Quote Originally Posted by fogelbise View Post
Can you give examples of how you interacted with the people who came into your office? I am assuming this was during waking life.
These are the same people that I see every day, for the most part, and our interactions tend to be pretty similar from day to day. They will mostly be somewhat brief one on one interactions with us standing in close proximity. I have been having these friendly interactions for years and they are a well worn path that I travel throughout my day. These conversations are friendly interludes to the business of the day.

My interactions with my dream characters, I realized, often follow exactly the same path. When I realized that, I saw it as a potentially very powerful opportunity to further my understanding and true acceptance of the dream-like nature of my waking life. When waking life phenomena are truly perceived as a dream I believe one can slip gently out of their grasp and, in that moment, change the way we engage with them.

So I set a very strong intention to recognize my colleagues as dream characters as soon as I saw them. I wanted it to happen at that first moment so that I could continue to engage with them properly but on a subtly different level. I told myself over and over that the next person who came into my office would be a dream character. But......one would walk in and I would find myself immediately on that well worn path......every time. Then they would leave and I would give myself a classic dope slap! I couldn't make it happen. Those neural pathways of social interaction are just too strong after all these years.

Finally, on the second day, I was able to make the transition during a conversation. I tend to do more listening in these interactions and in the middle of listening to a story about an upcoming weekend camping trip I suddenly thought.......wait.....she is a dream character....this is a dream. The conversation continued and as I continued to listen and smile, I let my inner self soak in the dream-like quality of the moment. I felt it and I truly accepted it as such.

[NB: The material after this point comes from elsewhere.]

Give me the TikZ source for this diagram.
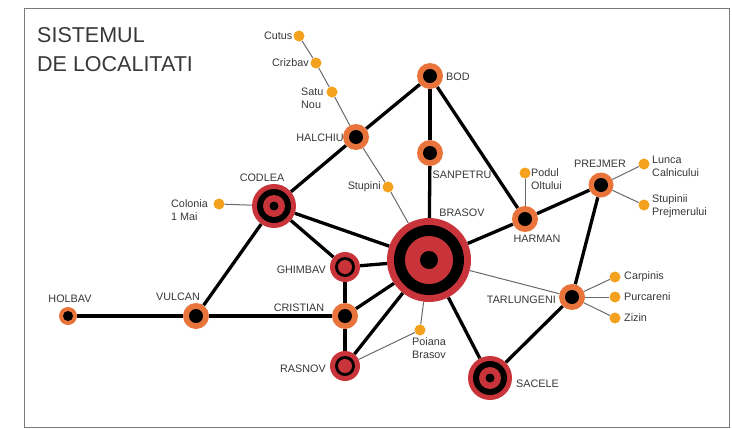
\documentclass[tikz,border=0pt]{standalone}
\usepackage{fontspec}
\setmainfont{Liberation Sans}
\definecolor{orangeC}{HTML}{E8743C}
\definecolor{redC}{HTML}{C9343B}
\definecolor{dotC}{HTML}{F4A11D}
\definecolor{txt}{HTML}{383838}
\definecolor{thinC}{HTML}{6A6A6A}
\definecolor{frameC}{HTML}{7A7A7A}
\begin{document}
\begin{tikzpicture}[x=1pt,y=-1pt,
 thickedge/.style={line width=3.3pt, black},
 thinedge/.style={line width=1pt, thinC},
 lbl/.style={font=\fontsize{10.8}{12.8}\selectfont, text=txt, inner sep=0pt, align=left},
 onode/.style 2 args={circle, fill=orangeC, minimum size=#1, inner sep=0pt,
   path picture={\fill[black] (path picture bounding box.center) circle (#2);}},
 rnode/.style n args={4}{circle, fill=redC, minimum size=#1, inner sep=0pt,
   path picture={\fill[black] (path picture bounding box.center) circle (#2);
     \fill[redC] (path picture bounding box.center) circle (#3);
     \fill[black] (path picture bounding box.center) circle (#4);}},
 smalldot/.style={circle, fill=dotC, minimum size=11pt, inner sep=0pt},
]
\useasboundingbox (0,0) rectangle (732,429);
\fill[white] (0,0) rectangle (732,429);
\draw[line width=1pt, frameC] (24,8) rectangle (729,427);

% title
\node[anchor=north west, inner sep=0pt, align=left, text=txt,
      font=\fontsize{21.5}{29}\selectfont] (title) at (37,27.5) {SISTEMUL\\DE LOCALITATI};

% main nodes
\node[onode={26pt}{7pt}] (bod) at (430,76) {};
\node[onode={26pt}{7pt}] (sanpetru) at (430,153) {};
\node[onode={26pt}{7pt}] (halchiu) at (356,137) {};
\node[onode={26pt}{7pt}] (harman) at (525,219) {};
\node[onode={25pt}{7pt}] (prejmer) at (601,185) {};
\node[onode={26pt}{7pt}] (tarlungeni) at (572,297) {};
\node[onode={26pt}{7pt}] (cristian) at (345,316) {};
\node[onode={26pt}{7pt}] (vulcan) at (196,316) {};
\node[onode={18pt}{5pt}] (holbav) at (68,316) {};
\node[rnode={84pt}{35pt}{24pt}{9pt}] (brasov) at (429,260) {};
\node[rnode={44pt}{17pt}{11pt}{4.5pt}] (codlea) at (274,206) {};
\node[rnode={44pt}{17pt}{11pt}{4.5pt}] (sacele) at (490,378) {};
\node[rnode={30pt}{10pt}{7pt}{0pt}] (ghimbav) at (345,267) {};
\node[rnode={30pt}{10pt}{7pt}{0pt}] (rasnov) at (345,366) {};

% small localities
\node[smalldot] (cutus) at (299,36) {};
\node[smalldot] (crizbav) at (316,63) {};
\node[smalldot] (satunou) at (332,92) {};
\node[smalldot] (stupini) at (388,187) {};
\node[smalldot] (colonia) at (219,204) {};
\node[smalldot] (podul) at (525,173) {};
\node[smalldot] (lunca) at (644,164) {};
\node[smalldot] (stupinii) at (644,205) {};
\node[smalldot] (carpinis) at (615,277) {};
\node[smalldot] (purcareni) at (615,297) {};
\node[smalldot] (zizin) at (615,318) {};
\node[smalldot] (poiana) at (420,330) {};

% thin connectors
\draw[thinedge] (cutus) -- (crizbav);
\draw[thinedge] (crizbav) -- (satunou);
\draw[thinedge] (satunou) -- (halchiu);
\draw[thinedge] (halchiu) -- (stupini);
\draw[thinedge] (stupini) -- (brasov);
\draw[thinedge] (colonia) -- (codlea);
\draw[thinedge] (podul) -- (harman);
\draw[thinedge] (prejmer) -- (lunca);
\draw[thinedge] (prejmer) -- (stupinii);
\draw[thinedge] (tarlungeni) -- (carpinis);
\draw[thinedge] (tarlungeni) -- (purcareni);
\draw[thinedge] (tarlungeni) -- (zizin);
\draw[thinedge] (tarlungeni) -- (brasov);
\draw[thinedge] (poiana) -- (brasov);
\draw[thinedge] (poiana) -- (rasnov);

% thick connectors
\draw[thickedge] (holbav) -- (vulcan);
\draw[thickedge] (vulcan) -- (cristian);
\draw[thickedge] (vulcan) -- (codlea);
\draw[thickedge] (codlea) -- (halchiu);
\draw[thickedge] (halchiu) -- (bod);
\draw[thickedge] (bod) -- (sanpetru);
\draw[thickedge] (sanpetru) -- (brasov);
\draw[thickedge] (bod) -- (harman);
\draw[thickedge] (harman) -- (prejmer);
\draw[thickedge] (harman) -- (brasov);
\draw[thickedge] (prejmer) -- (tarlungeni);
\draw[thickedge] (tarlungeni) -- (sacele);
\draw[thickedge] (sacele) -- (brasov);
\draw[thickedge] (codlea) -- (brasov);
\draw[thickedge] (codlea) -- (ghimbav);
\draw[thickedge] (ghimbav) -- (brasov);
\draw[thickedge] (ghimbav) -- (cristian);
\draw[thickedge] (cristian) -- (brasov);
\draw[thickedge] (cristian) -- (rasnov);
\draw[thickedge] (rasnov) -- (brasov);

% labels
\node[lbl, anchor=west] (lbod) at (446,77) {BOD};
\node[lbl] (lsanpetru) at (462,175) {SANPETRU};
\node[lbl] (lbrasov) at (462,213) {BRASOV};
\node[lbl, anchor=east] (lhalchiu) at (344,138) {HALCHIU};
\node[lbl] (lcodlea) at (262,178) {CODLEA};
\node[lbl, anchor=east] (lghimbav) at (326,270) {GHIMBAV};
\node[lbl] (lcristian) at (299,308) {CRISTIAN};
\node[lbl, anchor=east] (lrasnov) at (326,369) {RASNOV};
\node[lbl] (lvulcan) at (178,297) {VULCAN};
\node[lbl] (lholbav) at (70,299) {HOLBAV};
\node[lbl] (lharman) at (537,239) {HARMAN};
\node[lbl] (lprejmer) at (600,164) {PREJMER};
\node[lbl, anchor=east] (ltarlungeni) at (556,300) {TARLUNGENI};
\node[lbl, anchor=west] (lsacele) at (516,384) {SACELE};
\node[lbl, anchor=east] (lcutus) at (292.5,36) {Cutus};
\node[lbl, anchor=east] (lcrizbav) at (309,63) {Crizbav};
\node[lbl, anchor=west] (lsatunou) at (301,98.5) {Satu\\Nou};
\node[lbl, anchor=east] (lstupini) at (381,187) {Stupini};
\node[lbl, anchor=west] (lcolonia) at (171,210.5) {Colonia\\1 Mai};
\node[lbl, anchor=west] (lpodul) at (531,179) {Podul\\Oltului};
\node[lbl, anchor=west] (llunca) at (652,166) {Lunca\\Calnicului};
\node[lbl, anchor=west] (lstupinii) at (652,206) {Stupinii\\Prejmerului};
\node[lbl, anchor=west] (lcarpinis) at (624,277) {Carpinis};
\node[lbl, anchor=west] (lpurcareni) at (624,297) {Purcareni};
\node[lbl, anchor=west] (lzizin) at (624,318) {Zizin};
\node[lbl, anchor=west] (lpoiana) at (412,348.5) {Poiana\\Brasov};
\end{tikzpicture}
\end{document}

The day got busy after that and there was only one other opportunity to try this.....and that opportunity resulted in another mental dope slap. Still.....it was enough, it seems, to establish a tiny new path because that night I had the strong lucid event with a dream character that I described above.

I am still chuckling about how my subconscious seems to have fought back by presenting me with NO dream characters the next night. I intend to continue working on this but last night I decided to just sleep....I had some pleasantly samsaric dreams and slept very well.